[Stated problem] Set down the records once more, please, exactly and with the pictures left out.

[Entries provided]
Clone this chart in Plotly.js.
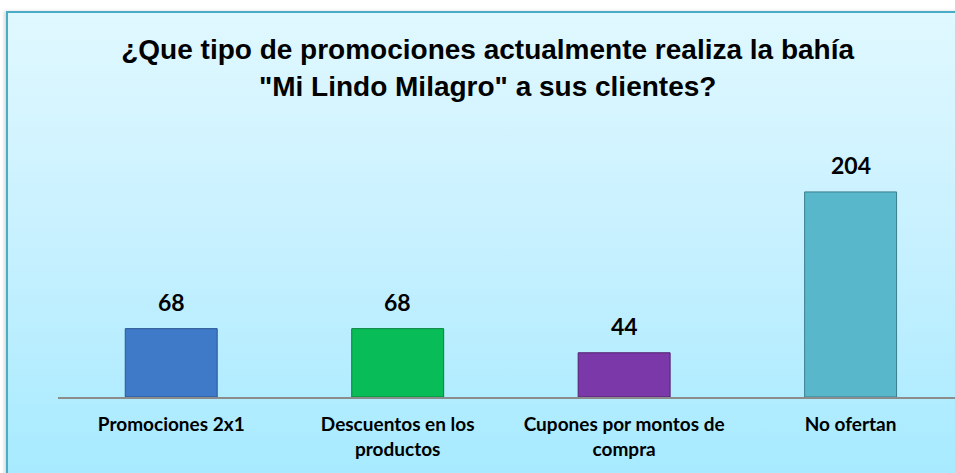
<!DOCTYPE html>
<html>
<head>
<meta charset="utf-8">
<script src="https://cdn.plot.ly/plotly-3.0.1.min.js"></script>
<style>
  html, body { margin: 0; padding: 0; background: #ffffff; }
  #frame {
    position: absolute; left: 6px; top: 11px; width: 960px; height: 470px;
    border-left: 2px solid #4BACC6; border-top: 2px solid #4BACC6;
    background: linear-gradient(to bottom, #E0F8FF 0%, #C9F1FF 45%, #A6EAFF 100%);
    box-shadow: -2px 0 3px rgba(0,0,0,0.15);
  }
  #chart { position: absolute; left: 0; top: 0; width: 955px; height: 473px; }
</style>
</head>
<body>
<div id="frame"></div>
<div id="chart"></div>
<script>
const categories = ["Promociones 2x1", "Descuentos en los productos", "Cupones por montos de compra", "No ofertan"];
const tickLabels = ["Promociones 2x1", "Descuentos en los<br>productos", "Cupones por montos de<br>compra", "No ofertan"];
const values = [68, 68, 44, 204];
const barColors = ["#3F7AC8", "#08BD57", "#7A38A8", "#58B7CB"];
const barEdges = ["#2B5590", "#06803B", "#53206F", "#3A7E8C"];

const trace = {
  type: "bar",
  x: categories,
  y: values,
  width: 0.406,
  marker: { color: barColors, line: { color: barEdges, width: 1 } },
  hoverinfo: "none"
};

const annotations = categories.map((c, i) => ({
  x: c, y: values[i], xref: "x", yref: "y",
  text: "<b>" + values[i] + "</b>",
  showarrow: false, yanchor: "bottom", yshift: 11,
  font: { family: "Lato, 'Noto Sans', sans-serif", size: 23, color: "#000000" }
}));

const layout = {
  width: 955, height: 473,
  paper_bgcolor: "rgba(0,0,0,0)",
  plot_bgcolor: "rgba(0,0,0,0)",
  margin: { l: 58, r: 0, t: 12, b: 76, pad: 0 },
  showlegend: false,
  title: {
    text: "<b>¿Que tipo de promociones actualmente realiza la bahía<br>\"Mi Lindo Milagro\" a sus clientes?</b>",
    font: { family: "'Liberation Sans', Arial, sans-serif", size: 28, color: "#000000" },
    x: 0.479, xanchor: "center", xref: "paper",
    y: 0.875, yanchor: "top", yref: "container"
  },
  xaxis: {
    type: "category",
    range: [-0.5, 3.461],
    tickvals: categories,
    ticktext: tickLabels.map(t => "<b>" + t + "</b>"),
    tickfont: { family: "Lato, 'Noto Sans', sans-serif", size: 19, color: "#000000" },
    ticklabelstandoff: 9,
    showline: true, linecolor: "#8C8C8C", linewidth: 2,
    ticks: "", showgrid: false, zeroline: false,
    fixedrange: true
  },
  yaxis: {
    range: [0, 383],
    visible: false, showgrid: false, zeroline: false, fixedrange: true
  },
  annotations: annotations
};

Plotly.newPlot("chart", [trace], layout, { displayModeBar: false, staticPlot: true });
</script>
</body>
</html>
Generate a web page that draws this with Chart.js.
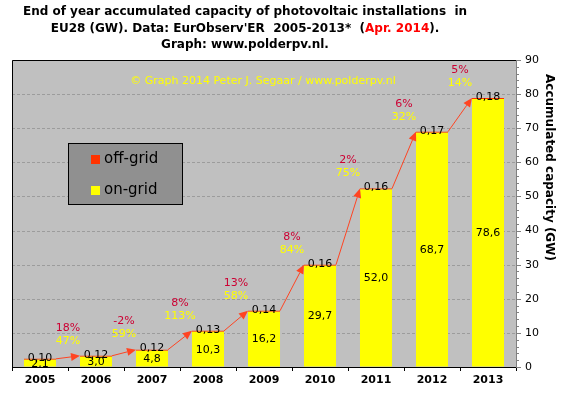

[Task response]
Clone this chart in Plotly.js.
<!DOCTYPE html>
<html>
<head>
<meta charset="utf-8">
<script src="https://cdn.plot.ly/plotly-3.0.1.min.js"></script>
<style>
  html, body { margin: 0; padding: 0; background: #ffffff; }
  #frame {
    position: absolute; left: 6px; top: 11px; width: 960px; height: 470px;
    border-left: 2px solid #4BACC6; border-top: 2px solid #4BACC6;
    background: linear-gradient(to bottom, #E0F8FF 0%, #C9F1FF 45%, #A6EAFF 100%);
    box-shadow: -2px 0 3px rgba(0,0,0,0.15);
  }
  #chart { position: absolute; left: 0; top: 0; width: 955px; height: 473px; }
</style>
</head>
<body>
<div id="frame"></div>
<div id="chart"></div>
<script>
const categories = ["Promociones 2x1", "Descuentos en los productos", "Cupones por montos de compra", "No ofertan"];
const tickLabels = ["Promociones 2x1", "Descuentos en los<br>productos", "Cupones por montos de<br>compra", "No ofertan"];
const values = [68, 68, 44, 204];
const barColors = ["#3F7AC8", "#08BD57", "#7A38A8", "#58B7CB"];
const barEdges = ["#2B5590", "#06803B", "#53206F", "#3A7E8C"];

const trace = {
  type: "bar",
  x: categories,
  y: values,
  width: 0.406,
  marker: { color: barColors, line: { color: barEdges, width: 1 } },
  hoverinfo: "none"
};

const annotations = categories.map((c, i) => ({
  x: c, y: values[i], xref: "x", yref: "y",
  text: "<b>" + values[i] + "</b>",
  showarrow: false, yanchor: "bottom", yshift: 11,
  font: { family: "Lato, 'Noto Sans', sans-serif", size: 23, color: "#000000" }
}));

const layout = {
  width: 955, height: 473,
  paper_bgcolor: "rgba(0,0,0,0)",
  plot_bgcolor: "rgba(0,0,0,0)",
  margin: { l: 58, r: 0, t: 12, b: 76, pad: 0 },
  showlegend: false,
  title: {
    text: "<b>¿Que tipo de promociones actualmente realiza la bahía<br>\"Mi Lindo Milagro\" a sus clientes?</b>",
    font: { family: "'Liberation Sans', Arial, sans-serif", size: 28, color: "#000000" },
    x: 0.479, xanchor: "center", xref: "paper",
    y: 0.875, yanchor: "top", yref: "container"
  },
  xaxis: {
    type: "category",
    range: [-0.5, 3.461],
    tickvals: categories,
    ticktext: tickLabels.map(t => "<b>" + t + "</b>"),
    tickfont: { family: "Lato, 'Noto Sans', sans-serif", size: 19, color: "#000000" },
    ticklabelstandoff: 9,
    showline: true, linecolor: "#8C8C8C", linewidth: 2,
    ticks: "", showgrid: false, zeroline: false,
    fixedrange: true
  },
  yaxis: {
    range: [0, 383],
    visible: false, showgrid: false, zeroline: false, fixedrange: true
  },
  annotations: annotations
};

Plotly.newPlot("chart", [trace], layout, { displayModeBar: false, staticPlot: true });
</script>
</body>
</html>
Generate a web page that draws this with Chart.js.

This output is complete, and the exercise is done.